Una cosa queda bien clarita después de ver «El Renacido»: que Alejandro González Iñárritu se adora, se ama y está encantadísimo de haberse conocido.
Iñárritu rueda con la chorra fuera.
– David Martínez de la Haza –
Espejito, espejito, ¿Quién es el director de cine más bonito? Y el espejo contesta: Lo eres tú, Alejandro. Pero el espejo tiene truco, porque no es mágico. Sólo ofrece un reflejo del que lo observa y, por lo tanto, no es el espejo quien contesta, sino el ínclito Don Alejandro. Y es que Iñárritu se gusta. Se gusta mucho. Se gusta hasta demasiado. ¿Conocen el mito de Narciso? Pues lo escribieron pensando en él, sólo que llamarle mito de Alejandro González Iñárritu no quedaba comercial.
«El Renacido» es, sin duda, el epítome de dicha actitud. Un film que se construye no desde el interés en contar algo, sino en la celebración del pretendido vistuosismo propio. Ya no se trata de plasmar inquietudes o referencias, no. No se trata de decir: «¡Eh! Me encanta Herzog, me encanta Malick y voy a hacer algo parecido«, no. Iñárritu se posiciona de manera que la referencia se coloca por debajo del referenciador. No hay admiración, sólo pretensión, pose, ganas de demostrar quién es el fuckin’ master del tema. En este sentido, poco le importa a Iñárritu lo que está filmando, la coherencia interna o las vueltas que le da al mismo tema una y otra vez. Para qué pensar en el significado de un plano contrapicado y su uso cuando se puede iterar hasta la náusea porque sí, porque puedo, porque yo lo valgo y queda molón.
Aquí de lo que se trata no es de la intencionalidad del uso de la cámara: aquí de lo que se trata es que cada primer plano, cada plano secuencia operístico resalte por encima del conjunto, aunque cree confusión visual, incoherencia narrativa o directamente patillerismo causal en el desarrollo de la trama. Pero hagamos un ejercicio de abstracción y pensemos por un momento qué pretende contarnos «El Renacido«.
Este es un film de venganza y sobre la lucha del hombre contra un entorno natural hostil y tal y pascual. No podía faltar, por supuesto, una pátina de espiritualidad y el comentario denuncia sobre el trato recibido por las tribus indígenas en la América de finales del siglo XVIII. El problema no está tanto en el mix de todos estos elementos argumentales sino más bien en que, una vez más, hay un problema (un problemón, mejor dicho) en el cómo. Si se quiere mostrar suciedad, fango e incluso metaforizarla con la mezquindad del alma humano, no basta con enguarrarlo todo y contrastarlo con silencios. Tampoco es de recibo este contraste de belleza casi sobrenatural con planos a ras de suelo. No, eso es lo que Iñárritu cree que basta para crear una atmósfera, y se le nota a la legua que también cree que es lo que basta para ganar premios. No, si quieres hacer este tipo de película, eres tú como director el que debe bajar al fango y tomar buena nota, por citar un ejemplo, del «Hard to be a God» de Aleksey German.

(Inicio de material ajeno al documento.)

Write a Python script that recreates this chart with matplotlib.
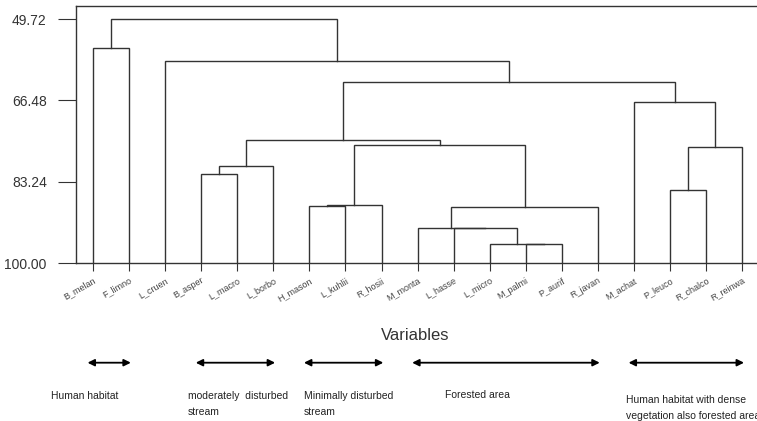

La impostura de «El Renacido» llega a reflejarse incluso en la dirección de actores, o mejor en su ausencia. Leonardo Di Caprio, como paradigma y casi como amo absoluto de la función, parece olvidarse de lo que es actuar, limitándose a ir muy sucio, gritar y gruñir a veces casi sin motivo aparente, sólo porque eso se supone que le dará aspecto de fiereza o algo. En este sentido, únicamente se salva de la quema un Tom Hardy que parece entender que la ruindad de su personaje queda mejor reflejada en una mirada que en toda la roña física y moral que le vierten encima.
Iñárritu siempre mostró querencia por el tremendismo, pero en este su último film parece querer demostrar que siempre se puede ir más allá, que se puede construir épica desde la pornografía de la violencia y que, cuanto más grande sea esta, más impactante para la retina del espectador será también. No dudamos de ello, cierto, porque negar que en «El Renacido» hay imágenes poderosas sería de necios o de ciegos. Pero lo que también es cierto es que el Iñárritu show produce cosas más terribles y opuestas a su intención inicial. Fundamentalmente, tirria e irritación ante semejante grand guignol del postureo.